Celebs: You’ve worked in both the film and the music industries. Which is more ruthless?

TM: I’ve had some rough experiences go down in both places, but I would have to say the worst day of my professional life was the morning I got the phone call that DreamWorks Records was going out of business. My brother and I had our band (Boomkats) and the single was going up the charts really quickly and things were taking off, really going great, and then that one call just derailed everything. The only worse phone call I’ve ever gotten was the one telling me my dad had killed himself.

Celebs: It’s only appropriate that you play a road manager in The Perfect Age of Rock & Roll; you’ve kind of lived that life.

TM: I know people just like that character and maybe because of that it’s super-important to me that Rose has some redeeming qualities, even if there are not a lot of them.

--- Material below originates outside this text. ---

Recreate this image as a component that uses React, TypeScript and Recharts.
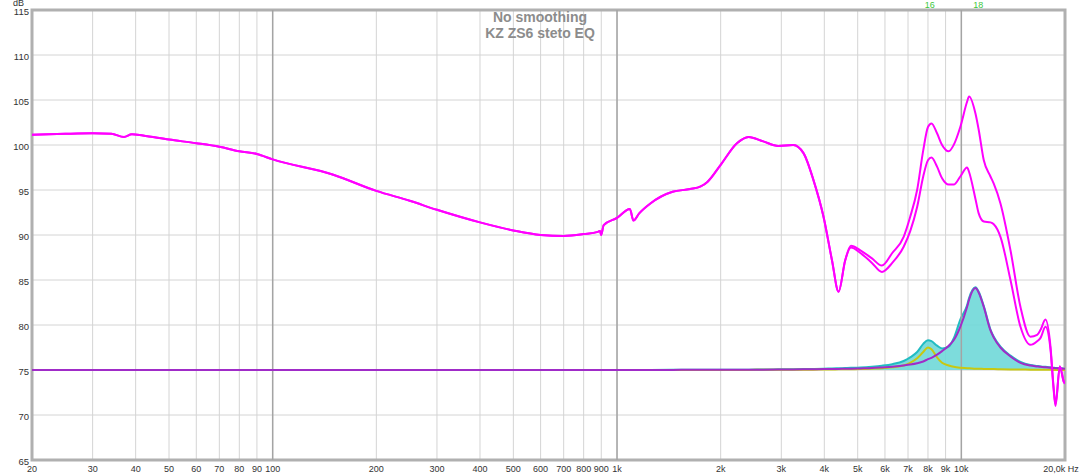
import React from "react";
import {
  ComposedChart,
  Line,
  Area,
  XAxis,
  YAxis,
  CartesianGrid,
  ReferenceLine,
  ReferenceArea,
} from "recharts";

// frequency points (Hz)
const freqs = [
  20, 25, 30, 34, 37, 39, 42, 50, 60, 70, 80, 90, 100, 150, 200, 250, 300,
  400, 500, 600, 700, 800, 880, 893, 899, 915, 1000, 1090, 1116, 1160, 1250,
  1450, 1630, 1750, 1830, 2000, 2230, 2410, 2660, 2940, 3250, 3480, 3720,
  3980, 4210, 4400, 4600, 4780, 5090, 5500, 5880, 6300, 6800, 7100, 7440,
  7750, 8000, 8190, 8500, 8790, 9190, 9500, 9930, 10390, 10530, 10990, 11230,
  11620, 12150, 12420, 12990, 13890, 14850, 15870, 16600, 17000, 17550,
  18150, 18520, 18770, 19320, 19840, 20000,
];

// measured response (dB)
const measured = [
  101.15, 101.25, 101.3, 101.25, 100.9, 101.2, 101.05, 100.6, 100.2, 99.8,
  99.3, 99.0, 98.4, 96.7, 94.9, 93.8, 92.8, 91.4, 90.5, 90.0, 89.9, 90.1,
  90.35, 90.45, 90.0, 91.1, 91.9, 92.9, 91.6, 92.4, 93.5, 94.8, 95.1, 95.4,
  95.9, 97.8, 100.2, 100.9, 100.4, 99.9, 100.0, 99.1, 96.1, 92.0, 87.2, 83.7,
  87.2, 88.6, 88.0, 86.9, 85.9, 86.9, 88.7, 90.4, 93.1, 96.5, 98.3, 98.6,
  97.6, 96.3, 95.6, 95.6, 96.5, 97.5, 97.0, 94.0, 92.4, 91.5, 91.4, 91.2,
  89.8, 85.0, 79.8, 77.8, 78.2, 78.6, 79.8, 77.3, 73.0, 71.0, 75.4, 73.7,
  73.5,
];

// measured + filters (dB)
const withEq = [
  101.15, 101.25, 101.3, 101.25, 100.9, 101.2, 101.05, 100.6, 100.2, 99.8,
  99.3, 99.0, 98.4, 96.7, 94.9, 93.8, 92.8, 91.4, 90.5, 90.0, 89.9, 90.1,
  90.35, 90.45, 90.0, 91.1, 91.9, 92.9, 91.6, 92.4, 93.5, 94.8, 95.1, 95.4,
  95.9, 97.8, 100.2, 100.9, 100.4, 99.9, 100.0, 99.1, 96.1, 92.0, 87.2, 83.7,
  87.2, 88.8, 88.3, 87.4, 86.6, 88.0, 89.8, 92.0, 95.0, 99.4, 102.0, 102.4,
  101.3, 100.0, 99.3, 100.0, 102.0, 104.8, 105.4, 103.5, 101.7, 98.3, 96.5,
  95.7, 93.5, 88.3, 82.0, 78.7, 78.9, 79.5, 80.6, 77.6, 73.2, 71.2, 75.4,
  73.7, 73.5,
];

// filter 16
const filter16 = [
  75, 75, 75, 75, 75, 75, 75, 75, 75, 75, 75, 75, 75, 75, 75, 75, 75, 75, 75,
  75, 75, 75, 75, 75, 75, 75, 75, 75, 75, 75, 75, 75.01, 75.01, 75.01, 75.01,
  75.01, 75.01, 75.01, 75.02, 75.02, 75.02, 75.03, 75.04, 75.05, 75.06,
  75.07, 75.08, 75.09, 75.1, 75.15, 75.2, 75.3, 75.5, 75.8, 76.3, 77.0, 77.5,
  77.3, 76.4, 75.8, 75.5, 75.35, 75.25, 75.2, 75.2, 75.15, 75.15, 75.12,
  75.1, 75.1, 75.08, 75.06, 75.05, 75.04, 75.03, 75.03, 75.02, 75.02, 75.01,
  75.01, 75.0, 75.0, 75.0,
];

// filter 18
const filter18 = [
  75, 75, 75, 75, 75, 75, 75, 75, 75, 75, 75, 75, 75, 75, 75, 75, 75, 75, 75,
  75, 75, 75, 75, 75, 75, 75, 75, 75.01, 75.01, 75.01, 75.01, 75.01, 75.02,
  75.02, 75.02, 75.02, 75.03, 75.03, 75.04, 75.05, 75.06, 75.07, 75.08, 75.1,
  75.11, 75.12, 75.14, 75.15, 75.18, 75.22, 75.28, 75.35, 75.5, 75.6, 75.75,
  75.95, 76.2, 76.35, 76.7, 77.1, 77.7, 78.3, 79.8, 82.0, 82.8, 84.1, 83.6,
  82.0, 79.4, 78.6, 77.5, 76.5, 75.8, 75.5, 75.4, 75.35, 75.3, 75.25, 75.22,
  75.2, 75.18, 75.15, 75.15,
];

// combined filters
const filterSum = [
  75, 75, 75, 75, 75, 75, 75, 75, 75, 75, 75, 75, 75, 75, 75, 75, 75, 75, 75,
  75, 75, 75, 75, 75, 75, 75, 75, 75.01, 75.01, 75.01, 75.01, 75.02, 75.03,
  75.03, 75.03, 75.03, 75.04, 75.04, 75.06, 75.07, 75.08, 75.1, 75.12, 75.15,
  75.17, 75.19, 75.22, 75.24, 75.28, 75.37, 75.48, 75.65, 76.0, 76.4, 77.0,
  77.9, 78.3, 78.2, 77.7, 77.4, 77.6, 78.5, 80.6, 82.2, 83.0, 84.2, 83.7,
  82.1, 79.5, 78.7, 77.6, 76.6, 75.9, 75.55, 75.45, 75.4, 75.35, 75.3, 75.25,
  75.22, 75.2, 75.17, 75.17,
];

const xTicks = [
  20, 30, 40, 50, 60, 70, 80, 90, 100, 200, 300, 400, 500, 600, 700, 800, 900,
  1000, 2000, 3000, 4000, 5000, 6000, 7000, 8000, 9000, 10000, 20000,
];
const xTickLabels = [
  "20", "30", "40", "50", "60", "70", "80", "90", "100", "200", "300", "400",
  "500", "600", "700", "800", "900", "1k", "2k", "3k", "4k", "5k", "6k", "7k",
  "8k", "9k", "10k", "20,0k Hz",
];
const yTicks = [65, 70, 75, 80, 85, 90, 95, 100, 105, 110, 115];
const decades = [100, 1000, 10000];
const filterLabels = ["16", "18"];
const filterCenters = [8100, 11200];

const data = freqs.map((f, i) => ({
  freq: f,
  measured: measured[i],
  withEq: withEq[i],
  f16: filter16[i],
  f18: filter18[i],
  sum: filterSum[i],
}));

const font = "'Liberation Sans', Arial, sans-serif";

function XTick(props: any) {
  const { x, y, payload } = props;
  const idx = xTicks.indexOf(payload.value);
  const last = idx === xTicks.length - 1;
  return (
    <text
      x={x + (last ? -4 : 0)}
      y={y}
      dy="0.71em"
      textAnchor="middle"
      fontSize={9}
      fill="#333"
      fontFamily={font}
    >
      {xTickLabels[idx]}
    </text>
  );
}

function YTick(props: any) {
  const { x, y, payload } = props;
  return (
    <text
      x={x}
      y={y + 2}
      dy="0.355em"
      textAnchor="end"
      fontSize={9.5}
      fill="#333"
      fontFamily={font}
    >
      {payload.value}
    </text>
  );
}

export default function App() {
  return (
    <div style={{ position: "relative", width: 1080, height: 475, background: "#fff" }}>
      <style>{"body{margin:0}"}</style>
      <ComposedChart
        width={1080}
        height={475}
        data={data}
        margin={{ top: 10, right: 15, bottom: 0, left: 0 }}
      >
        <CartesianGrid stroke="#d4d4d4" strokeWidth={1} />
        <XAxis
          dataKey="freq"
          type="number"
          scale="log"
          domain={[20, 20000]}
          ticks={xTicks}
          interval={0}
          allowDataOverflow
          axisLine={false}
          tickLine={false}
          tickSize={3}
          tickMargin={3}
          height={15}
          tick={<XTick />}
        />
        <YAxis
          type="number"
          domain={[65, 115]}
          ticks={yTicks}
          interval={0}
          allowDataOverflow
          axisLine={false}
          tickLine={false}
          tickSize={3}
          tickMargin={0}
          width={32}
          tick={<YTick />}
        />
        {decades.map((d) => (
          <ReferenceLine key={d} x={d} stroke="#a4a4a4" strokeWidth={1.5} />
        ))}
        {filterCenters.map((f, i) => (
          <ReferenceLine
            key={f}
            x={f}
            stroke="none"
            label={{
              value: filterLabels[i],
              position: "top",
              offset: 2,
              fill: "#3cc83c",
              fontSize: 9,
              fontFamily: font,
            }}
          />
        ))}
        <Area
          type="monotone"
          dataKey="sum"
          baseValue={75}
          fill="#6fd8d8"
          fillOpacity={0.9}
          stroke="#22bcc2"
          strokeWidth={2}
          isAnimationActive={false}
        />
        <Line
          type="monotone"
          dataKey="f16"
          stroke="#c8c810"
          strokeWidth={2}
          dot={false}
          isAnimationActive={false}
        />
        <Line
          type="monotone"
          dataKey="f18"
          stroke="#a02cc8"
          strokeWidth={2}
          dot={false}
          isAnimationActive={false}
        />
        <Line
          type="monotone"
          dataKey="withEq"
          stroke="#ff00ff"
          strokeWidth={2}
          dot={false}
          isAnimationActive={false}
        />
        <Line
          type="monotone"
          dataKey="measured"
          stroke="#ff00ff"
          strokeWidth={2}
          dot={false}
          isAnimationActive={false}
        />
        <ReferenceArea
          x1={20}
          x2={20000}
          y1={65}
          y2={115}
          fill="none"
          stroke="#b0b0b0"
          strokeWidth={3}
          ifOverflow="visible"
        />
      </ComposedChart>
      <div
        style={{
          position: "absolute",
          left: 0,
          width: 1080,
          top: 9,
          textAlign: "center",
          fontFamily: font,
          fontWeight: "bold",
          fontSize: 14,
          lineHeight: "16px",
          color: "#8c8c8c",
        }}
      >
        <div>No smoothing</div>
        <div>KZ ZS6 steto EQ</div>
      </div>
      <div
        style={{
          position: "absolute",
          left: 13,
          top: -1,
          fontFamily: font,
          fontSize: 9,
          lineHeight: "8px",
          color: "#333",
        }}
      >
        dB
      </div>
    </div>
  );
}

All of us make poor choices in life sometimes, and Rose definitely does – the music industry can bring out the worst in people, I guess – but I wanted audiences to see her regret and her grace. I think we found that. In the closing scene, the director (Scott D. Rosenbaum) just let the camera roll and told me to do what I wanted. It was all improvised, and it was this, like, 10-minute monologue about regret and losing things and being sad. I was extremely sad that they cut it as much as they did in the final movie, because the director told me he could have cut an entire short film out of that monologue. I mean it was some Oscar-heavy shit.

Celebs: A long time ago, you described yourself as “an animalistic rock chick.” How are you feeling today?

TM: Did I really say that? Yeah. I probably did. (Laughs) I’ve grown up a lot, but I am an animal onstage when I’m singing. Animalistic? (Laughs) Yeah. That’s me. Some of the time anyway.

Celebs: Is it true that your nickname is “Rainbow Brite”?

TM: (Laughs) I love rainbows and unicorns, so what? There’s a very young, playful side to me that I’m not gonna give up, even when I’m 50-years old. Why would I?